Your goal: Pictures within the data are to be left out; everything else must be reproduced exactly.

Data block:
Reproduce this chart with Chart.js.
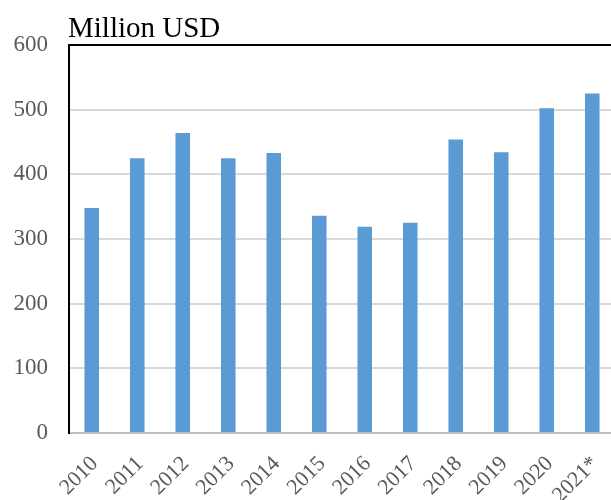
<!DOCTYPE html>
<html>
<head>
<meta charset="utf-8">
<script src="https://cdn.jsdelivr.net/npm/chart.js@4"></script>
<style>
  html, body { margin: 0; padding: 0; background: #fff; overflow: hidden; }
  #wrap { position: relative; width: 615px; height: 500px; }
</style>
</head>
<body>
<div id="wrap"><canvas id="chart"></canvas></div>
<script>
const years = ["2010", "2011", "2012", "2013", "2014", "2015", "2016", "2017", "2018", "2019", "2020", "2021*"];
const values = [348, 425, 464, 425, 433, 336, 319, 325, 454, 434, 502, 525];
const unitLabel = "Million USD";

const serif = "'Liberation Serif', 'Times New Roman', serif";

// title above the plot plus the black frame line on top
const frame = {
  id: "frame",
  afterDraw(chart) {
    const { ctx, chartArea } = chart;
    ctx.save();
    ctx.strokeStyle = "#000";
    ctx.lineWidth = 2;
    ctx.beginPath();
    ctx.moveTo(chartArea.left, chartArea.top);
    ctx.lineTo(chartArea.right, chartArea.top);
    ctx.stroke();
    ctx.fillStyle = "#000";
    ctx.font = "29px " + serif;
    ctx.textAlign = "left";
    ctx.textBaseline = "alphabetic";
    ctx.fillText(unitLabel, chartArea.left - 1, chartArea.top - 8);
    ctx.restore();
  }
};

new Chart(document.getElementById("chart"), {
  type: "bar",
  data: {
    labels: years,
    datasets: [{
      data: values,
      backgroundColor: "#5b9bd5",
      borderWidth: 0,
      barPercentage: 0.32,
      categoryPercentage: 1
    }]
  },
  options: {
    responsive: true,
    maintainAspectRatio: false,
    animation: false,
    layout: { padding: { top: 45, left: 0, right: 0, bottom: 0 } },
    plugins: { legend: { display: false }, tooltip: { enabled: false } },
    scales: {
      x: {
        afterFit: s => { s.height = 67; s.paddingLeft = 0; s.paddingRight = 0; },
        grid: { display: false, drawTicks: false },
        border: { color: "#bfbfbf", width: 2 },
        ticks: {
          autoSkip: false, minRotation: 45, maxRotation: 45,
          padding: 18, labelOffset: 3, color: "#595959",
          font: { family: serif, size: 22 }
        }
      },
      y: {
        min: 0, max: 600,
        afterFit: s => { s.width = 69; },
        grid: { color: "#d9d9d9", lineWidth: 2, drawTicks: false },
        border: { color: "#000", width: 2 },
        ticks: {
          stepSize: 100, padding: 21, color: "#595959",
          font: { family: serif, size: 23 }
        }
      }
    }
  },
  plugins: [frame]
});
</script>
</body>
</html>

Exercise answer:
Reproduce this chart with Chart.js.
<!DOCTYPE html>
<html>
<head>
<meta charset="utf-8">
<script src="https://cdn.jsdelivr.net/npm/chart.js@4"></script>
<style>
  html, body { margin: 0; padding: 0; background: #fff; overflow: hidden; }
  #wrap { position: relative; width: 615px; height: 500px; }
</style>
</head>
<body>
<div id="wrap"><canvas id="chart"></canvas></div>
<script>
const years = ["2010", "2011", "2012", "2013", "2014", "2015", "2016", "2017", "2018", "2019", "2020", "2021*"];
const values = [348, 425, 464, 425, 433, 336, 319, 325, 454, 434, 502, 525];
const unitLabel = "Million USD";

const serif = "'Liberation Serif', 'Times New Roman', serif";

// title above the plot plus the black frame line on top
const frame = {
  id: "frame",
  afterDraw(chart) {
    const { ctx, chartArea } = chart;
    ctx.save();
    ctx.strokeStyle = "#000";
    ctx.lineWidth = 2;
    ctx.beginPath();
    ctx.moveTo(chartArea.left, chartArea.top);
    ctx.lineTo(chartArea.right, chartArea.top);
    ctx.stroke();
    ctx.fillStyle = "#000";
    ctx.font = "29px " + serif;
    ctx.textAlign = "left";
    ctx.textBaseline = "alphabetic";
    ctx.fillText(unitLabel, chartArea.left - 1, chartArea.top - 8);
    ctx.restore();
  }
};

new Chart(document.getElementById("chart"), {
  type: "bar",
  data: {
    labels: years,
    datasets: [{
      data: values,
      backgroundColor: "#5b9bd5",
      borderWidth: 0,
      barPercentage: 0.32,
      categoryPercentage: 1
    }]
  },
  options: {
    responsive: true,
    maintainAspectRatio: false,
    animation: false,
    layout: { padding: { top: 45, left: 0, right: 0, bottom: 0 } },
    plugins: { legend: { display: false }, tooltip: { enabled: false } },
    scales: {
      x: {
        afterFit: s => { s.height = 67; s.paddingLeft = 0; s.paddingRight = 0; },
        grid: { display: false, drawTicks: false },
        border: { color: "#bfbfbf", width: 2 },
        ticks: {
          autoSkip: false, minRotation: 45, maxRotation: 45,
          padding: 18, labelOffset: 3, color: "#595959",
          font: { family: serif, size: 22 }
        }
      },
      y: {
        min: 0, max: 600,
        afterFit: s => { s.width = 69; },
        grid: { color: "#d9d9d9", lineWidth: 2, drawTicks: false },
        border: { color: "#000", width: 2 },
        ticks: {
          stepSize: 100, padding: 21, color: "#595959",
          font: { family: serif, size: 23 }
        }
      }
    }
  },
  plugins: [frame]
});
</script>
</body>
</html>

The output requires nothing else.